Alors que le bio connaît une forte croissance en Europe, l’équipe du magazine #Investigation de la chaîne belge RTBF est allée enquêter à Almeria, en plein désert espagnol. Tomates, courgettes, poivrons, concombres, aubergines, melons et pastèques y sont cultivés à longueur d’année. Avec 3 466 000 tonnes de cultures produites sous 45 000 hectares de serres, la ville est considérée comme le panier de l’Europe.
Si Almeria est connue comme la ville qui fournit les fruits et légumes consommés dans toute l’Europe, on entend également parler d’elle pour ses problèmes sociaux récurrents. En effet, les manifestations ne sont pas rares pour dénoncer les conditions de travail dans les serres. Et si les entreprises bio prônent des pratiques vertueuses dans leurs publicités, dans les faits c’est loin d’être le cas. « Les scandales humanitaires concernent aussi la production bio. Parfois, c’est même pire », déclare José Garcia, responsable d’un syndicat local défendant le droit des travailleurs. « Il est inacceptable de produire ces fruits et ces légumes en exploitant des êtres humains. Des grandes enseignes européennes de la distribution nient l’évidence. Ils ne veulent pas regarder les problèmes en face et continuent de vendre ces légumes ».

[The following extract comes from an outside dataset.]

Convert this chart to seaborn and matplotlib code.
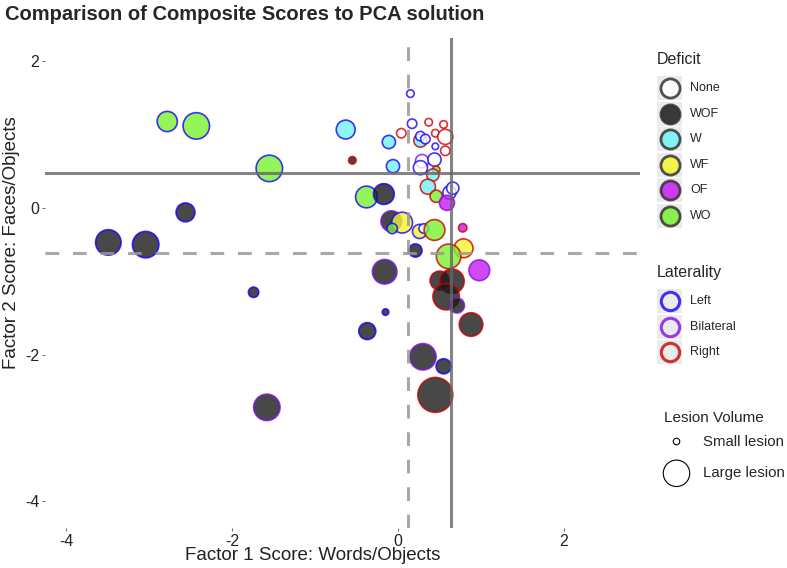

Une employée roumaine de l’entreprise de légumes Bio Campojoyma dénonce le traitement réservé aux travailleurs étrangers : « En janvier dernier, j’ai presté 313 heures de travail. C’est 121 heures de plus que ce qui est prévu dans mon contrat », indique-t-elle. « On travaille sans pause et nous n’avons pas droit aux congés payés ». Une de ses collègues renchérit : « j’ai déjà travaillé 21 heures sur une seule journée. Quand on ne va pas assez vite, les employeurs menacent de nous licencier ».
Les producteurs cherchent souvent à faire de l’ombre sur ces affaires, en bousculant et prenant à parti les journalistes venant enquêter. #Investigation a réussi à montrer les conditions de travail des employés à l’aide d’une caméra cachée, portée par une travailleuse marocaine immigrée. Sur les images, on voit cette femme isolée remplir des caisses de tomates. Lorsque la cadence est jugée insuffisante, un contremaitre lui ordonne d’aller plus vite : « si j’estime que tu dois en ramasser plus, tu le fais. Ramasse plus de tomates ».
La source de ce type de problèmes viendrait du fait que le règlement européen relatif à la production biologique fournit des principes qui ne sont pas officialisés. « Pour ceux qui ont pensé le cahier des charges, à l’époque, ces idées vertueuses tombaient sous le sens. On a oublié de rendre obligatoire certains de ces principes », souligne Marc Fichers, secrétaire général de Nature et Progrès. De plus, certains Etats membres ont fait pression pour limiter certaines contraintes. « Il y a une différence énorme entre ceux qui pratiquent une agriculture réfléchie, qui prennent en compte les vraies valeurs du bio, et ceux qui s’en tiennent simplement au cahier des charges. Aujourd’hui, on assiste au développement d’un bio à deux vitesses », précise Benoit Biteau, député européen pour le Groupe des Verts/ALE.
Les images récupérées par #Investigation ont été présentées à trois enseignes : Carrefour, Aldi et Delhaize, qui travaillaient avec trois sociétés d’Almeria ne respectant pas les droits des travailleurs (Bio Sabor, Bio Campojyoma et Haciendas Bio). Les trois distributeurs ont décidé de prendre des mesures face à ce qu’ils ont vu : Carrefour et Delhaize vont exiger des audits et des contrôles inopinés, tandis qu’Aldi a « décidé d’arrêter immédiatement toute collaboration avec le producteur espagnol Biosabor », a indiqué J. Sevestre, porte-parole d’Aldi.